Knowledge and Representation of Human Beings

by Albert Newen

How do we understand other human beings? For decades we had an intense debate between Theory-Theory and Simulation-Theory which stands in the background of the presentation. The most important progress during the last few years was made by Goldman’s recent detailed presentation of his Simulation Theory (Goldman 2006) and by Gallagher (2008) who argues for a revival of the phenomenological thesis that we directly perceive mental states of others. The aim of the presentation is to criticize both proposals and argue for a new theoretical approach to account for our understanding of other minds: the person model theory.

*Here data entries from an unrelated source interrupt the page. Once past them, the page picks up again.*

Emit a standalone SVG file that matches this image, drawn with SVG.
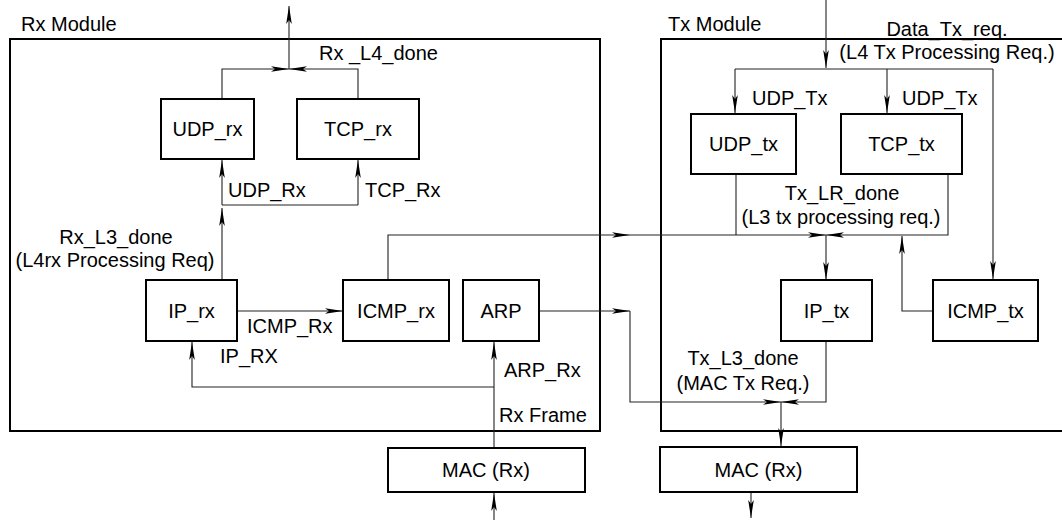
<svg xmlns="http://www.w3.org/2000/svg" width="1062" height="520" viewBox="0 0 1062 520">
<style>
text{font-family:"Liberation Sans",Arial,sans-serif;font-size:20px;fill:#000}
.c{text-anchor:middle}
.box{fill:#fff;stroke:#000;stroke-width:2}
.mod{fill:none;stroke:#000;stroke-width:2}
.ln{fill:none;stroke:#222;stroke-width:1.1}
.ar{fill:none;stroke:#222;stroke-width:1.1;marker-end:url(#ah)}
</style>
<defs>
<marker id="ah" markerUnits="userSpaceOnUse" markerWidth="20" markerHeight="8" viewBox="-18 -4 19 8" refX="0" refY="0" orient="auto">
<path d="M0,0 L-18,-2.8 L-14,0 L-18,2.8 Z" fill="#000"/>
</marker>
</defs>
<g id="rx-module"><rect class="mod" x="10" y="39" width="590" height="392"/><text x="21" y="31">Rx Module</text></g>
<g id="tx-module"><rect class="mod" x="661" y="39" width="420" height="392"/><text x="668" y="31">Tx Module</text></g>
<g id="connectors">
<path class="ar" d="M222,99 V69 H289"/>
<path class="ar" d="M358,99 V69 H289"/>
<path class="ar" d="M289,69 V6"/>
<path class="ar" d="M222,280 V208"/>
<path class="ln" d="M222,205 H358"/>
<path class="ar" d="M222,205 V160"/>
<path class="ar" d="M358,205 V160"/>
<path class="ar" d="M237,311 H343"/>
<path class="ar" d="M388,280 V235 H630"/>
<path class="ar" d="M630,235 H826"/>
<path class="ln" d="M736,174 V235"/>
<path class="ar" d="M948,174 V235 H826"/>
<path class="ar" d="M826,235 V280"/>
<path class="ar" d="M933,311 H902 V236"/>
<path class="ar" d="M539,311 H630"/>
<path class="ar" d="M630,311 V402 H781"/>
<path class="ar" d="M826,341 V402 H781"/>
<path class="ar" d="M781,402 V446"/>
<path class="ar" d="M751,492 V518"/>
<path class="ar" d="M494,520 V493"/>
<path class="ar" d="M494,448 V342"/>
<path class="ar" d="M494,387 H192 V342"/>
<path class="ar" d="M826,0 V68"/>
<path class="ln" d="M735,69 H993"/>
<path class="ar" d="M735,69 V113"/>
<path class="ar" d="M887,69 V113"/>
<path class="ar" d="M993,69 V279"/>
</g>
<g id="labels">
<text x="319" y="60">Rx _L4_done</text>
<text x="228" y="197">UDP_Rx</text>
<text x="365" y="197">TCP_Rx</text>
<text class="c" x="116" y="244">Rx_L3_done</text>
<text class="c" x="115" y="267">(L4rx Processing Req)</text>
<text x="247" y="333">ICMP_Rx</text>
<text x="220" y="363">IP_RX</text>
<text x="504" y="377">ARP_Rx</text>
<text x="499" y="422">Rx Frame</text>
<text class="c" x="947" y="36">Data_Tx_req.</text>
<text class="c" x="947" y="59">(L4 Tx Processing Req.)</text>
<text x="752" y="105">UDP_Tx</text>
<text x="902" y="105">UDP_Tx</text>
<text class="c" x="842" y="200">Tx_LR_done</text>
<text class="c" x="841" y="224">(L3 tx processing req.)</text>
<text class="c" x="743" y="365">Tx_L3_done</text>
<text class="c" x="743" y="390">(MAC Tx Req.)</text>
</g>
<g id="udp-rx"><rect class="box" x="161" y="99" width="93" height="60"/><text class="c" x="207.5" y="136">UDP_rx</text></g>
<g id="tcp-rx"><rect class="box" x="297" y="99" width="122" height="60"/><text class="c" x="358" y="136">TCP_rx</text></g>
<g id="ip-rx"><rect class="box" x="146" y="280" width="91" height="61"/><text class="c" x="191.5" y="318">IP_rx</text></g>
<g id="icmp-rx"><rect class="box" x="343" y="280" width="106" height="61"/><text class="c" x="396" y="318">ICMP_rx</text></g>
<g id="arp"><rect class="box" x="463" y="280" width="76" height="61"/><text class="c" x="501" y="318">ARP</text></g>
<g id="mac-rx"><rect class="box" x="388" y="448" width="197" height="44"/><text class="c" x="486" y="477">MAC (Rx)</text></g>
<g id="udp-tx"><rect class="box" x="691" y="114" width="105" height="60"/><text class="c" x="743.5" y="151">UDP_tx</text></g>
<g id="tcp-tx"><rect class="box" x="841" y="114" width="121" height="60"/><text class="c" x="901.5" y="151">TCP_tx</text></g>
<g id="ip-tx"><rect class="box" x="781" y="280" width="91" height="61"/><text class="c" x="826.5" y="318">IP_tx</text></g>
<g id="icmp-tx"><rect class="box" x="933" y="280" width="105" height="61"/><text class="c" x="985.5" y="318">ICMP_tx</text></g>
<g id="mac-tx"><rect class="box" x="660" y="447" width="197" height="45"/><text class="c" x="758.5" y="477">MAC (Rx)</text></g>
</svg>
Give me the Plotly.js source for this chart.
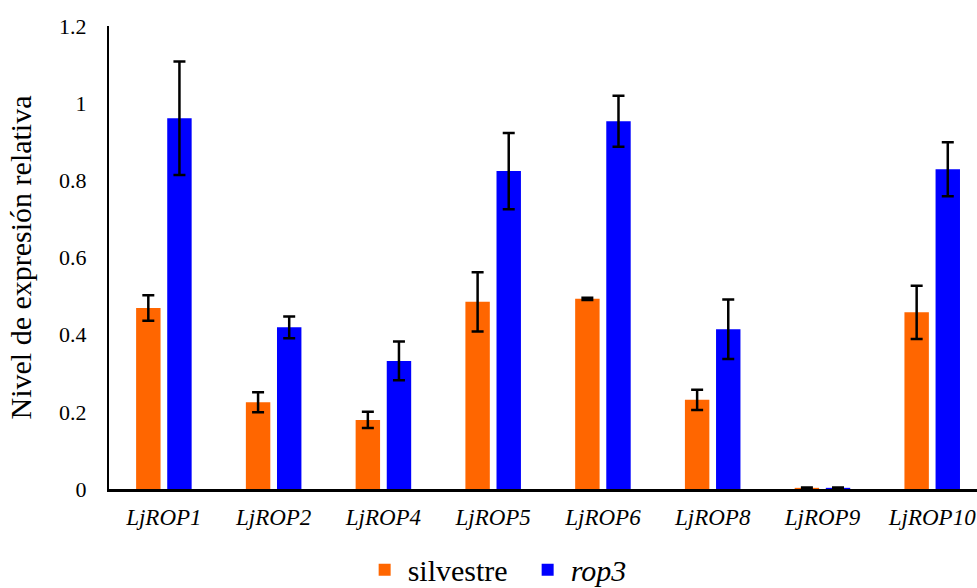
<!DOCTYPE html>
<html>
<head>
<meta charset="utf-8">
<script src="https://cdn.plot.ly/plotly-3.0.1.min.js"></script>
<style>html,body{margin:0;padding:0;background:#fff;overflow:hidden}</style>
</head>
<body>
<div id="chart" style="width:977px;height:588px"></div>
<script>
const categories = ["LjROP1","LjROP2","LjROP4","LjROP5","LjROP6","LjROP8","LjROP9","LjROP10"];
const silvestre = [0.469, 0.225, 0.179, 0.485, 0.493, 0.231, 0.003, 0.458];
const silvestreErr = [0.033, 0.026, 0.021, 0.077, 0.003, 0.026, 0.001, 0.069];
const rop3 = [0.961, 0.419, 0.332, 0.824, 0.953, 0.414, 0.003, 0.829];
const rop3Err = [0.147, 0.028, 0.050, 0.099, 0.066, 0.077, 0.001, 0.070];
const yTicks = [0, 0.2, 0.4, 0.6, 0.8, 1, 1.2];
const yTickText = ["0", "0.2", "0.4", "0.6", "0.8", "1", "1.2"];

const font = "Liberation Serif";
const errStyle = {type: "data", visible: true, color: "#000", thickness: 2.5, width: 6};

const traces = [
  {type: "bar", x: categories, y: silvestre, name: "silvestre",
   marker: {color: "#FF6600"},
   error_y: Object.assign({array: silvestreErr}, errStyle)},
  {type: "bar", x: categories, y: rop3, name: "<i>rop3</i>",
   marker: {color: "#0000FF"},
   error_y: Object.assign({array: rop3Err}, errStyle)}
];

const layout = {
  width: 977, height: 588,
  margin: {l: 109, r: 0, t: 26, b: 99},
  paper_bgcolor: "#fff", plot_bgcolor: "#fff",
  font: {family: font, color: "#000"},
  barmode: "group", bargap: 0.433, bargroupgap: 0.215,
  showlegend: true,
  legend: {orientation: "h", xref: "container", yref: "container",
           x: 0.537, xanchor: "center", y: 0.031, yanchor: "middle",
           entrywidth: 112, entrywidthmode: "pixels", itemwidth: 36,
           font: {size: 30, family: font}, traceorder: "normal"},
  xaxis: {
    type: "category", range: [-0.5, 7.408], automargin: false,
    tickvals: categories, ticktext: categories.map(c => "<i>" + c + "</i>"),
    tickfont: {size: 23, family: font},
    showline: true, linecolor: "#000", linewidth: 3,
    ticks: "outside", ticklen: 5, tickcolor: "rgba(0,0,0,0)",
    showgrid: false, zeroline: false
  },
  yaxis: {
    range: [0, 1.2], tickvals: yTicks, ticktext: yTickText, automargin: false,
    tickfont: {size: 22, family: font},
    showline: true, linecolor: "#000", linewidth: 2,
    ticks: "outside", ticklen: 16, tickcolor: "rgba(0,0,0,0)",
    showgrid: false, zeroline: false,
    title: {text: "Nivel de expresión relativa", font: {size: 30, family: font}, standoff: 19}
  }
};

Plotly.newPlot("chart", traces, layout, {staticPlot: true, displayModeBar: false});
</script>
</body>
</html>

I suggest that we develop ‘person models’ of ourselves, of other individuals and of groups of persons. These person models are constructed on the basis of perceiving human beings and their activities. The person models are the basis for the registration and evaluation of persons having mental as well as physical properties. Since there are two ways of understanding other minds (non-conceptual and conceptual mindreading), we propose that there are two kinds of person models: Very early in life we develop non-conceptual person schemata: A person schema is a system of sensory-motor abilities and basic mental dispositions related to one human being while the schema functions without awareness and is realized by (relatively) modular information processes. Step by step we also develop person images: A person image is a system of consciously registered mental and physical dispositions as well as situational experiences (like perceptions, emotions, attitudes, etc.) related to one human being. Person models are created for other people but also for myself. A person schema is sufficient to allow newborn babies to distinguish persons from inanimate objects, manifested in neonate imitation, which is also sufficient for seven month old babies to separate persons from animals (Pauen 2000). Furthermore, we notice a non-conceptual understanding of other minds by unconsciously registering someone’s position of her head as signalling sympathy. Those registrations are part of a situational person schema which influences our interaction even though we are not consciously aware of these features. On the basis of such non-conceptual person schemata, young children learn to develop conceptual person images. These are models of individual subjects which may include names, descriptions, stories and whole biographies involving both mental and physical dispositions as well as manifestations. Person images are essentially developed not only by observations but also by telling, exchanging and creating stories (or ‘narratives’).

Person schemata are closely related with basic perceptual processes. Therefore, I adopt Gallagher’s view that we can sometimes just directly perceive mental phenomena, but take it to be true only for basic mental phenomena. Person images presuppose higher-order cognitive processes including conceptual and propositional representations, underlying a conscious evaluation of the observations. Here our background knowledge plays an important role. It can be shown in detail that this view does not run into the problems of the alternative views. Furthermore, on the basis of this framework I can especially investigate the question of top-down influences on basic person perception: How do person images influence situational person schemata?